(Charts and diagrams as code)
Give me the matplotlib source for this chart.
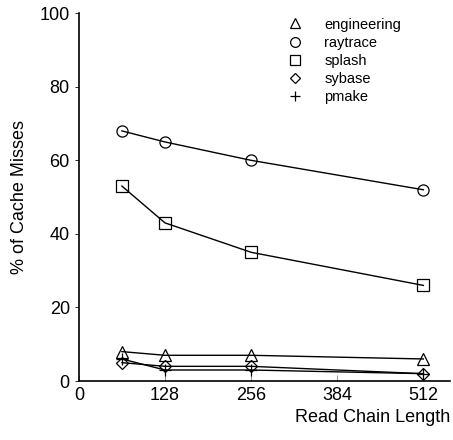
import matplotlib
matplotlib.use('Agg')
import matplotlib.pyplot as plt

plt.rcParams['font.family'] = ['Liberation Sans', 'DejaVu Sans']

chain_len = [64, 128, 256, 512]
engineering = [8, 7, 7, 6]
raytrace = [68, 65, 60, 52]
splash = [53, 43, 35, 26]
sybase = [5, 4, 4, 2]
pmake = [6, 3, 3, 2]

series = [('engineering', engineering, '^'),
          ('raytrace', raytrace, 'o'),
          ('splash', splash, 's'),
          ('sybase', sybase, 'D'),
          ('pmake', pmake, '+')]

fig = plt.figure(figsize=(4.53, 4.40), dpi=100)
ax = fig.add_axes([0.174, 0.134, 0.82, 0.836])

for name, vals, m in series:
    ms = 6 if m == 'D' else 8
    ax.plot(chain_len, vals, color='black', lw=1, marker=m, ms=ms,
            mfc='none', mec='black', mew=0.9, label=name)

# legend shows markers only
handles = [plt.Line2D([], [], ls='none', marker=m, ms=(5.5 if m == 'D' else 7),
                      mfc='none', mec='black', mew=0.9, color='black')
           for _, _, m in series]
ax.legend(handles, [s[0] for s in series], loc='upper left',
          bbox_to_anchor=(0.52, 1.012), frameon=False, fontsize=10.5,
          handletextpad=1.0, labelspacing=0.28, borderaxespad=0.2)

ax.set_xlim(0, 552)
ax.set_ylim(0, 100)
ax.set_xticks([0, 128, 256, 384, 512])
ax.set_yticks([0, 20, 40, 60, 80, 100])
ax.spines['top'].set_visible(False)
ax.spines['right'].set_visible(False)
ax.spines['left'].set_linewidth(1.2)
ax.spines['bottom'].set_linewidth(1.2)
ax.tick_params(axis='x', direction='in', length=4, width=0.6, color='gray',
               labelsize=13, pad=4)
ax.tick_params(axis='y', direction='out', length=3, width=0.6, labelsize=13)
ax.set_xlabel('Read Chain Length', fontsize=13, loc='right')
ax.set_ylabel('% of Cache Misses', fontsize=13, labelpad=8)

fig.savefig('out.png', dpi=100)
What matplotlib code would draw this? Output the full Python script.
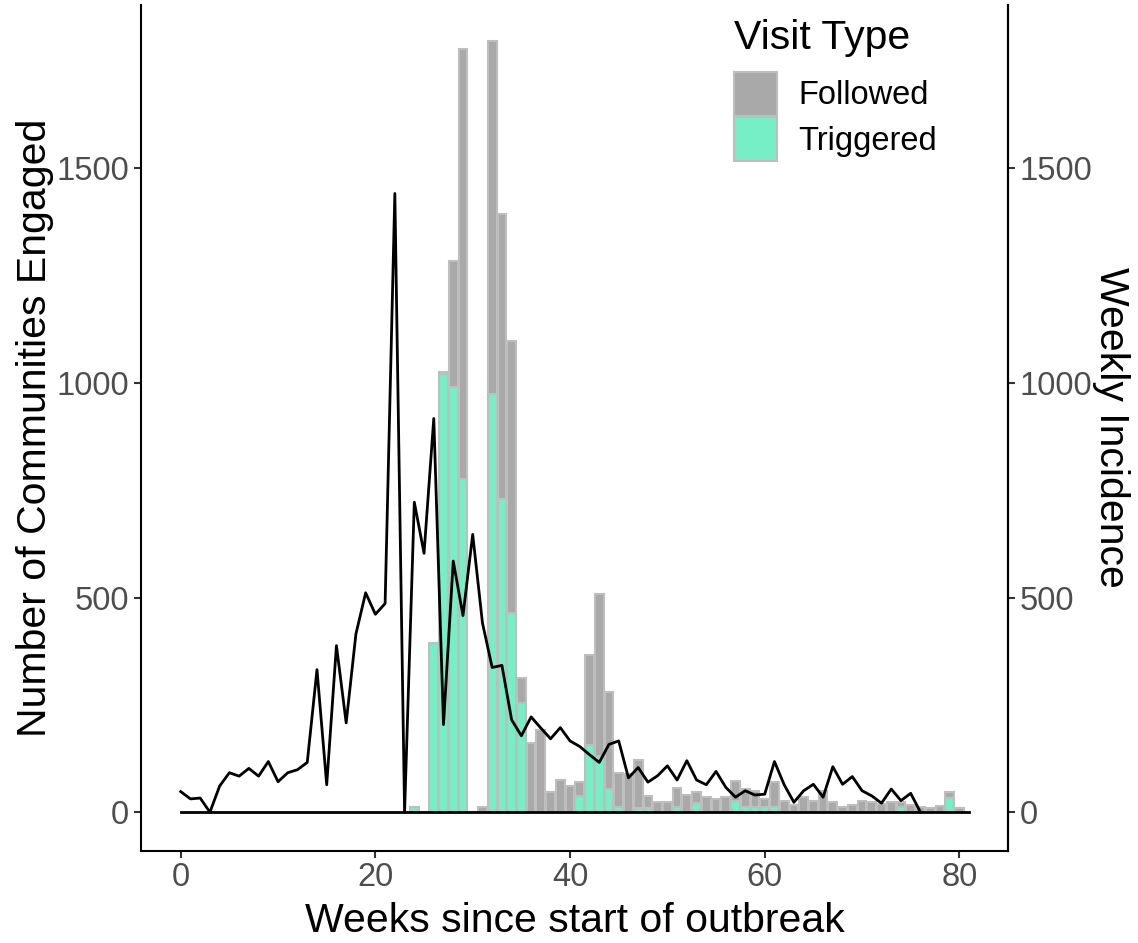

Task instructions =>
The lines from the top of the data above through the one holding "fig.savefig('out.png', dpi=100)" are to be repeated exactly, and only those, with no pictures.

Final answer =>
Give me the matplotlib source for this chart.
import matplotlib
matplotlib.use('Agg')
import matplotlib.pyplot as plt

plt.rcParams['font.family'] = ['Liberation Sans', 'DejaVu Sans']

chain_len = [64, 128, 256, 512]
engineering = [8, 7, 7, 6]
raytrace = [68, 65, 60, 52]
splash = [53, 43, 35, 26]
sybase = [5, 4, 4, 2]
pmake = [6, 3, 3, 2]

series = [('engineering', engineering, '^'),
          ('raytrace', raytrace, 'o'),
          ('splash', splash, 's'),
          ('sybase', sybase, 'D'),
          ('pmake', pmake, '+')]

fig = plt.figure(figsize=(4.53, 4.40), dpi=100)
ax = fig.add_axes([0.174, 0.134, 0.82, 0.836])

for name, vals, m in series:
    ms = 6 if m == 'D' else 8
    ax.plot(chain_len, vals, color='black', lw=1, marker=m, ms=ms,
            mfc='none', mec='black', mew=0.9, label=name)

# legend shows markers only
handles = [plt.Line2D([], [], ls='none', marker=m, ms=(5.5 if m == 'D' else 7),
                      mfc='none', mec='black', mew=0.9, color='black')
           for _, _, m in series]
ax.legend(handles, [s[0] for s in series], loc='upper left',
          bbox_to_anchor=(0.52, 1.012), frameon=False, fontsize=10.5,
          handletextpad=1.0, labelspacing=0.28, borderaxespad=0.2)

ax.set_xlim(0, 552)
ax.set_ylim(0, 100)
ax.set_xticks([0, 128, 256, 384, 512])
ax.set_yticks([0, 20, 40, 60, 80, 100])
ax.spines['top'].set_visible(False)
ax.spines['right'].set_visible(False)
ax.spines['left'].set_linewidth(1.2)
ax.spines['bottom'].set_linewidth(1.2)
ax.tick_params(axis='x', direction='in', length=4, width=0.6, color='gray',
               labelsize=13, pad=4)
ax.tick_params(axis='y', direction='out', length=3, width=0.6, labelsize=13)
ax.set_xlabel('Read Chain Length', fontsize=13, loc='right')
ax.set_ylabel('% of Cache Misses', fontsize=13, labelpad=8)

fig.savefig('out.png', dpi=100)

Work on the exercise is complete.